9mm is as good cartridge any one. - I'm not much of a person to sneer or make fun of any caliber - they all seem to have their place somewhere in the shooting world. I carry a Kimber .45 cal and then at other times a Ruger LCP .380 and it all works for me.

Go to a range that rents guns and try several guns and calibers and then buy the one you like and shoot the best.

Just my .02 worth 

:smt1

:smt9


----------



## JolietJake (Aug 31, 2009)

If you plan on shooting alot them 9mm would be a great choice when considering price for ammo compared to 40 or 45's. 

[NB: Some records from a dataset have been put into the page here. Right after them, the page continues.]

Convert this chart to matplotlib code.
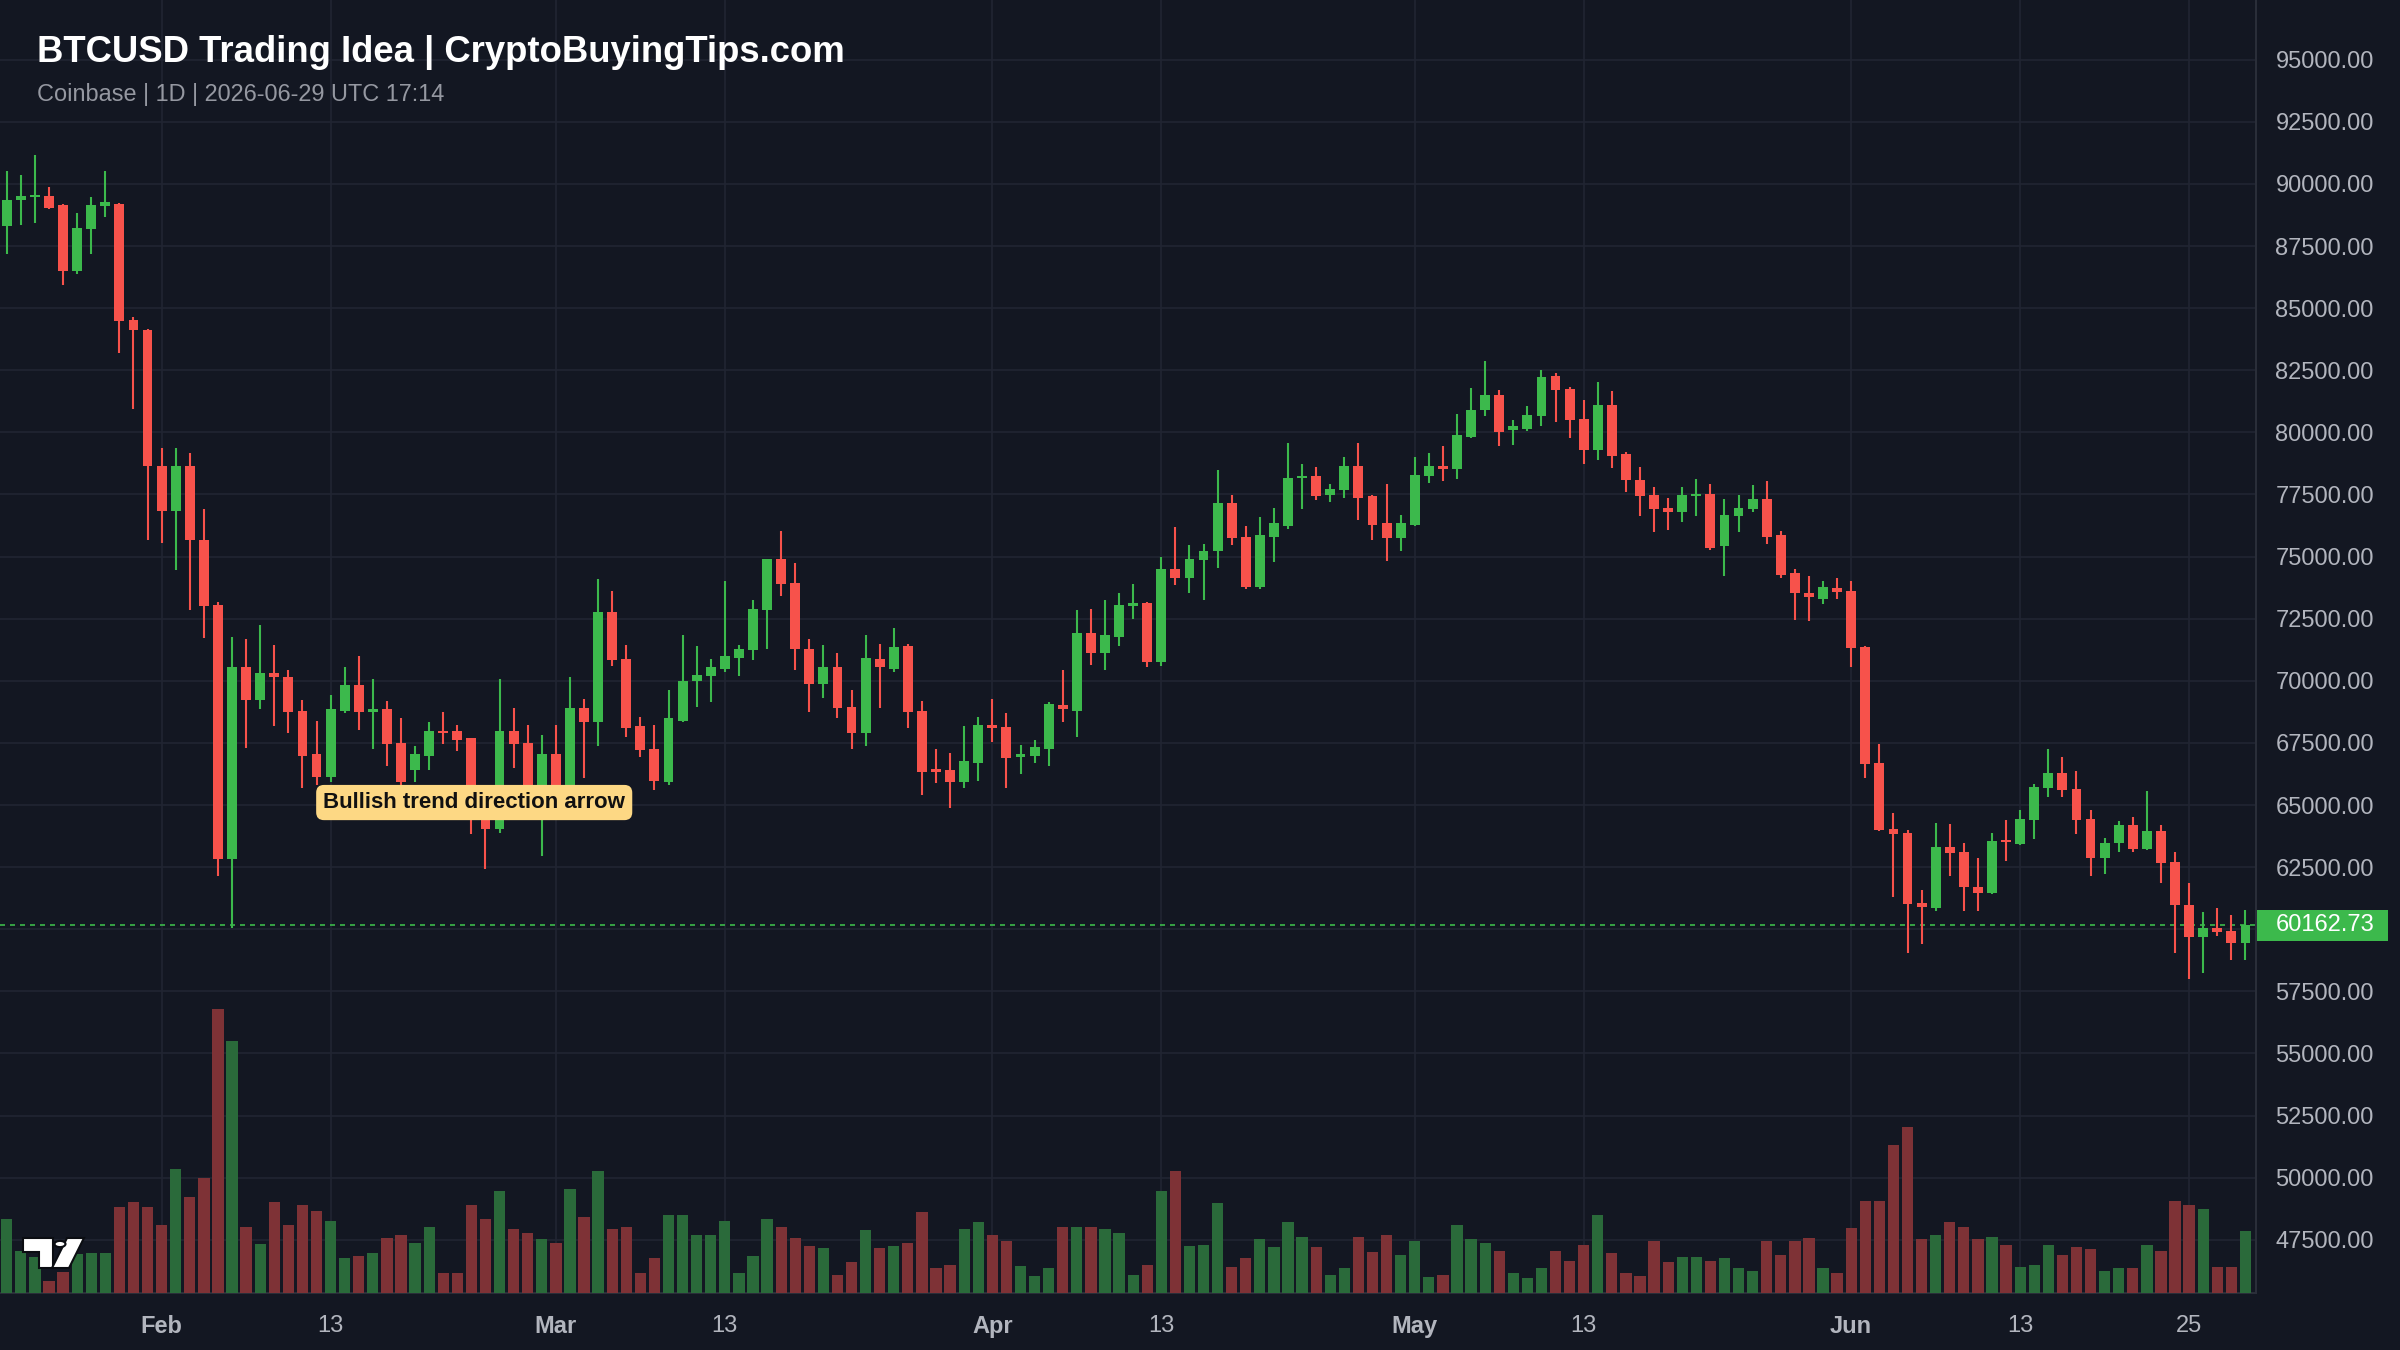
import numpy as np
import pandas as pd
import matplotlib
matplotlib.use("Agg")
import matplotlib.pyplot as plt
from matplotlib.patches import Rectangle, Polygon, Circle
from matplotlib.transforms import blended_transform_factory

# daily candles, Coinbase BTCUSD, 2026-01-21 .. 2026-06-29
start_date = "2026-01-21"
opens = [88290, 89350, 89460, 89500, 89140, 86480, 88170, 89120, 89210, 84520,
         84140, 78660, 76850, 78660, 75680, 73070, 62810, 70540, 69230, 70310,
         70160, 68780, 67040, 66140, 68800, 69820, 68740, 68850, 67500, 66410,
         66980, 67990, 67990, 67680, 65350, 64050, 67990, 67500, 65690, 67040,
         65580, 68890, 68350, 72750, 70880, 68170, 67270, 65920, 68400, 69980,
         70200, 70490, 70920, 71220, 72860, 74890, 73920, 71280, 69860, 70540,
         68960, 67880, 70880, 70490, 71400, 68800, 66440, 66410, 65920, 66710,
         68240, 68130, 66930, 66980, 67270, 69030, 68800, 71940, 71100, 71780,
         73020, 73130, 70770, 74490, 74150, 74870, 75210, 77150, 75770, 73760,
         75790, 76240, 78160, 78250, 77460, 77690, 78660, 77420, 76340, 75730,
         76290, 78250, 78660, 78540, 79830, 80910, 81500, 80080, 80120, 80640,
         82270, 81750, 80530, 79290, 81090, 79110, 78090, 77460, 76970, 76790,
         77420, 77530, 75430, 76630, 76920, 77300, 75880, 74330, 73520, 73310,
         73740, 73630, 71370, 66710, 64050, 63890, 61070, 60840, 63320, 63100,
         61700, 61450, 63590, 63440, 64410, 65690, 66300, 65650, 64450, 62870,
         63480, 64180, 63210, 63960, 62690, 60960, 59670, 60050, 59940, 59450]
highs = [90500, 90340, 91170, 89870, 89200, 88810, 89480, 90500, 89250, 84630,
         84150, 79380, 79380, 79150, 76900, 73180, 71780, 71670, 72230, 71440,
         70430, 69230, 68400, 69410, 70540, 70990, 70090, 69190, 68510, 67380,
         68330, 68740, 68240, 67700, 65690, 70090, 68890, 68240, 67830, 68240,
         70160, 69250, 74100, 73630, 71440, 68560, 68240, 69640, 71850, 71400,
         70880, 74030, 71440, 73250, 74900, 76020, 74760, 71670, 71440, 71100,
         69640, 71850, 71490, 72120, 71490, 69190, 67270, 67110, 68170, 68560,
         69250, 68690, 67430, 67610, 69140, 70430, 72840, 72910, 73250, 73540,
         73880, 73180, 74980, 76180, 75460, 75500, 78480, 77460, 76240, 76580,
         76970, 79560, 78730, 78590, 77940, 79000, 79560, 77490, 77940, 76670,
         79000, 79150, 79450, 80730, 81770, 82870, 81700, 80510, 81070, 82490,
         82380, 81810, 81320, 82040, 81660, 79220, 78590, 77800, 77370, 77820,
         78140, 77910, 77300, 77460, 77870, 78050, 76020, 74490, 74220, 74030,
         74150, 74030, 71400, 67450, 64680, 64000, 61560, 64290, 64230, 63480,
         62870, 63890, 64380, 64790, 65850, 67270, 66930, 66370, 64790, 63660,
         64340, 64520, 65580, 64180, 63100, 61860, 60690, 60840, 60570, 60780]
lows = [87180, 88350, 88440, 88990, 85940, 86390, 87160, 88670, 83210, 80960,
        75660, 75550, 74440, 72840, 71710, 62130, 60050, 67290, 68850, 68170,
        67880, 65690, 65800, 65920, 68690, 68010, 67270, 66590, 65470, 65920,
        66410, 67450, 67160, 63820, 62420, 63890, 66480, 65130, 62940, 65130,
        65240, 66100, 67380, 70610, 67720, 66930, 65620, 65800, 68350, 68960,
        69140, 70360, 70200, 70830, 71280, 73430, 70430, 68740, 69300, 68510,
        67270, 67380, 68920, 70360, 68100, 65420, 65870, 64900, 65690, 65960,
        67540, 65690, 66260, 66710, 66590, 68350, 67720, 70650, 70430, 71400,
        72500, 70540, 70610, 73850, 73520, 73250, 74550, 75460, 73700, 73700,
        74780, 76130, 76920, 77260, 77190, 77350, 76470, 75660, 74820, 75230,
        76220, 77980, 78050, 78140, 79790, 80640, 79450, 79510, 80060, 80240,
        80420, 79790, 78730, 78880, 78550, 77580, 76630, 76000, 76060, 76400,
        76630, 75280, 74220, 76000, 76790, 75500, 74150, 72460, 72390, 73090,
        73290, 70540, 66100, 63950, 61290, 59060, 59420, 60730, 62130, 60730,
        60730, 61410, 62760, 63390, 63620, 65310, 65310, 63840, 62150, 62240,
        63100, 63100, 63200, 61860, 59060, 57980, 58250, 59720, 58780, 58780]
closes = [89370, 89530, 89550, 89050, 86510, 88240, 89140, 89260, 84500, 84110,
          78640, 76850, 78660, 75660, 73000, 62810, 70540, 69230, 70310, 70160,
          68740, 66980, 66140, 68850, 69820, 68740, 68850, 67450, 65920, 67040,
          67990, 67880, 67610, 65240, 64050, 67990, 67450, 65690, 67040, 65470,
          68890, 68350, 72750, 70830, 68100, 67220, 65960, 68510, 69980, 70250,
          70540, 70990, 71280, 72910, 74890, 73880, 71260, 69860, 70540, 68920,
          67880, 70920, 70540, 71370, 68740, 66320, 66320, 65920, 66770, 68240,
          68100, 66890, 67040, 67340, 69070, 68850, 71940, 71100, 71830, 73070,
          73130, 70770, 74490, 74150, 74890, 75230, 77150, 75730, 73760, 75880,
          76360, 78160, 78250, 77420, 77710, 78660, 77350, 76290, 75730, 76340,
          78270, 78660, 78540, 79900, 80910, 81500, 80010, 80240, 80690, 82220,
          81700, 80510, 79290, 81090, 79060, 78090, 77420, 76920, 76810, 77490,
          77530, 75340, 76670, 76970, 77300, 75790, 74260, 73520, 73360, 73760,
          73580, 71330, 66660, 64000, 63820, 61020, 60890, 63320, 63050, 61700,
          61450, 63550, 63500, 64450, 65740, 66300, 65620, 64410, 62870, 63480,
          64180, 63210, 63960, 62650, 60960, 59670, 60050, 59900, 59450, 60162.73]
volumes = [6660, 3810, 3210, 1110, 1860, 3510, 3600, 3600, 7770, 8160,
           7770, 6150, 11160, 8670, 10320, 25560, 22710, 5970, 4410, 8160,
           6150, 7950, 7410, 6510, 3120, 3300, 3600, 4920, 5250, 4500,
           5970, 1800, 1800, 7950, 6660, 9210, 5760, 5400, 4860, 4500,
           9360, 6870, 11010, 5760, 5970, 1800, 3120, 7050, 7050, 5250,
           5250, 6510, 1800, 3300, 6660, 5970, 4920, 4200, 4020, 1650,
           2760, 5670, 4020, 4200, 4500, 7260, 2220, 2550, 5760, 6360,
           5250, 4710, 2400, 1500, 2220, 5970, 5970, 5970, 5760, 5400,
           1650, 2550, 9210, 11010, 4200, 4350, 8130, 2370, 3120, 4860,
           4170, 6360, 5010, 4170, 1650, 2220, 5070, 3660, 5250, 3450,
           4710, 1470, 1650, 6120, 4860, 4500, 3810, 1800, 1320, 2220,
           3810, 2910, 4350, 7050, 3600, 1800, 1500, 4710, 2760, 3270,
           3270, 2910, 3120, 2220, 2010, 4710, 3450, 4710, 4920, 2220,
           1800, 5820, 8310, 8310, 13350, 14970, 4860, 5250, 6360, 5970,
           4860, 5010, 4350, 2370, 2550, 4350, 3450, 4170, 3960, 2010,
           2220, 2220, 4350, 3810, 8310, 7950, 7560, 2370, 2370, 5610]

tick_dates = ["2026-02-01", "2026-02-13", "2026-03-01", "2026-03-13", "2026-04-01",
              "2026-04-13", "2026-05-01", "2026-05-13", "2026-06-01", "2026-06-13",
              "2026-06-25"]
tick_labels = ["Feb", "13", "Mar", "13", "Apr", "13", "May", "13", "Jun", "13", "25"]
price_ticks = list(range(47500, 95001, 2500))
last_price = closes[-1]

title = "BTCUSD Trading Idea | CryptoBuyingTips.com"
subtitle = "Coinbase | 1D | 2026-06-29 UTC 17:14"
note = "Bullish trend direction arrow"

BG = "#131722"
GRID = "#212532"
UP = "#3cb94c"
DOWN = "#f7524b"
UP_VOL = "#2a6a3a"
DOWN_VOL = "#7e3236"
TXT = "#b2b5be"

plt.rcParams["font.family"] = ["Liberation Sans", "DejaVu Sans"]

W, H = 2400, 1350
fig = plt.figure(figsize=(24, 13.5), dpi=100, facecolor=BG)
rect = [0, (H - 1293) / H, 2256 / W, 1293 / H]
ax = fig.add_axes(rect, facecolor=BG)

dates = pd.date_range(start_date, periods=len(opens))
x = np.arange(len(opens))
o = np.array(opens, dtype=float)
c = np.array(closes, dtype=float)
hi = np.array(highs, dtype=float)
lo = np.array(lows, dtype=float)
up = c >= o
colors = np.where(up, UP, DOWN)

# wicks and bodies
ax.vlines(x, lo, hi, colors=colors, linewidth=1.5, zorder=3)
body_bottom = np.minimum(o, c)
body_h = np.maximum(np.abs(c - o), 90)
ax.bar(x, body_h, bottom=body_bottom, width=0.7, color=colors, zorder=4, linewidth=0)

ax.set_xlim(-0.48, 159.75)
ax.set_ylim(45358, 97403)

# grid
xt = dates.get_indexer(pd.to_datetime(tick_dates))
for xv in xt:
    ax.axvline(xv, color=GRID, linewidth=1.2, zorder=0)
for p in price_ticks:
    ax.axhline(p, color=GRID, linewidth=1.2, zorder=0)

# volume overlay (twinx moves the main y ticks to the left, so set them afterwards)
axv = ax.twinx()
axv.bar(x, volumes, width=0.8, color=np.where(up, UP_VOL, DOWN_VOL),
        linewidth=0, zorder=1)
axv.set_ylim(0, 116400)
axv.set_xlim(ax.get_xlim())
axv.yaxis.set_visible(False)
for s in axv.spines.values():
    s.set_visible(False)
axv.patch.set_visible(False)

ax.set_xticks(xt)
ax.set_xticklabels(tick_labels)
for lab in ax.get_xticklabels():
    lab.set_fontweight("bold" if lab.get_text().isalpha() else "normal")
ax.tick_params(axis="x", length=0, pad=16, labelsize=17, labelcolor=TXT)

ax.yaxis.tick_right()
ax.yaxis.set_label_position("right")
ax.set_yticks(price_ticks)
ax.set_yticklabels(["" if p == 60000 else f"{p:.2f}" for p in price_ticks])
ax.tick_params(axis="y", which="both", left=False, labelleft=False,
               right=True, labelright=True, length=0, pad=14,
               labelsize=17, labelcolor=TXT)

for side in ["left", "top"]:
    ax.spines[side].set_visible(False)
for side in ["right", "bottom"]:
    ax.spines[side].set_color("#2a2e39")
    ax.spines[side].set_linewidth(1.5)

# current price line + label
ax.axhline(last_price, color=UP, linewidth=1.2, linestyle=(0, (3, 3)), zorder=2)
bt = blended_transform_factory(ax.transAxes, ax.transData)
lab_h = 31 / 1293 * (97403 - 45358)
ax.add_patch(Rectangle((1.0005, last_price - lab_h / 2), 131 / 2256, lab_h,
                       transform=bt, facecolor=UP, edgecolor="none",
                       clip_on=False, zorder=5))
ax.text(1 + 20 / 2256, last_price, f"{last_price:.2f}", transform=bt,
        color="white", fontsize=17, va="center", ha="left", zorder=6)

# note label
ax.text(33.2, 65100, note, fontsize=16, fontweight="bold", color="#111111",
        ha="center", va="center", zorder=7,
        bbox=dict(boxstyle="round,pad=0.32,rounding_size=0.35",
                  facecolor="#fdd884", edgecolor="none"))

# header
fig.text(37 / W, 1 - 52 / H, title, color="white", fontsize=26.3,
         fontweight="bold", va="center", ha="left")
fig.text(37 / W, 1 - 95 / H, subtitle, color="#9598a1", fontsize=16.9,
         va="center", ha="left")

# logo mark bottom-left
def px(xp, yp):
    return (xp / W, 1 - yp / H)

logo = dict(facecolor="white", edgecolor="#0b0d12", linewidth=1.5,
            transform=fig.transFigure, zorder=10)
fig.patches.append(Polygon([px(23, 1238), px(53, 1238), px(53, 1268), px(39, 1268),
                            px(39, 1252), px(23, 1252)], closed=True, **logo))
fig.patches.append(Polygon([px(67, 1238), px(84, 1238), px(69, 1268), px(52, 1268)],
                           closed=True, **logo))
fig.patches.append(Circle(px(60, 1244), 5.5 / W, **logo))

fig.savefig("out.png", dpi=100, facecolor=BG)
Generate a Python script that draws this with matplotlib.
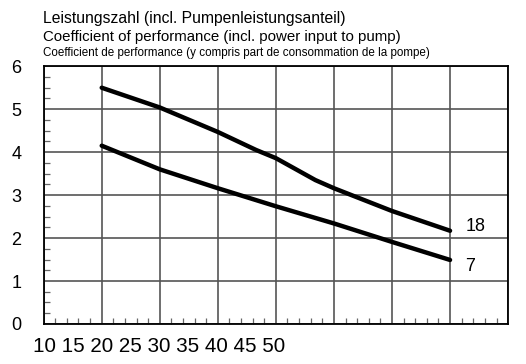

I went to the range yesterday with my 9mm and shot 200 rounds of the ranges ammo for $40.


----------



## bent21606 (Sep 21, 2009)

i wish i could go rent a few guns to try it but i dont think anywhere in jersey does that. i know bobs little sport shop will let you shoot there guns that they have for the range but i cant buy a handgun yet and im not buying from them anyway so it makes me feel awkward to go to a place use there guns and there time when i dont plan on giving them any money.


----------



## TailGator (Sep 22, 2009)

Consider this: If you do business with someone who lets you fire the models you are considering, they might actually be saving you money by helping you be sure of your purchase. It might be cheaper to pay their prices than to buy the wrong gun at a discount and wind up selling it at a loss.


----------



## bent21606 (Sep 21, 2009)

i the money is not the only reason. its only 30 bucks extra. the difference is customer service. i prefer the other shop over them. the other shop will show me guns every time im in there and they never act like im wasting there time.


----------



## Sonny Boy (Sep 20, 2009)

*CA vs NJ*

I am suprised any state other than WDC is worse than CA. Goosluck and 9mm is a great start.


----------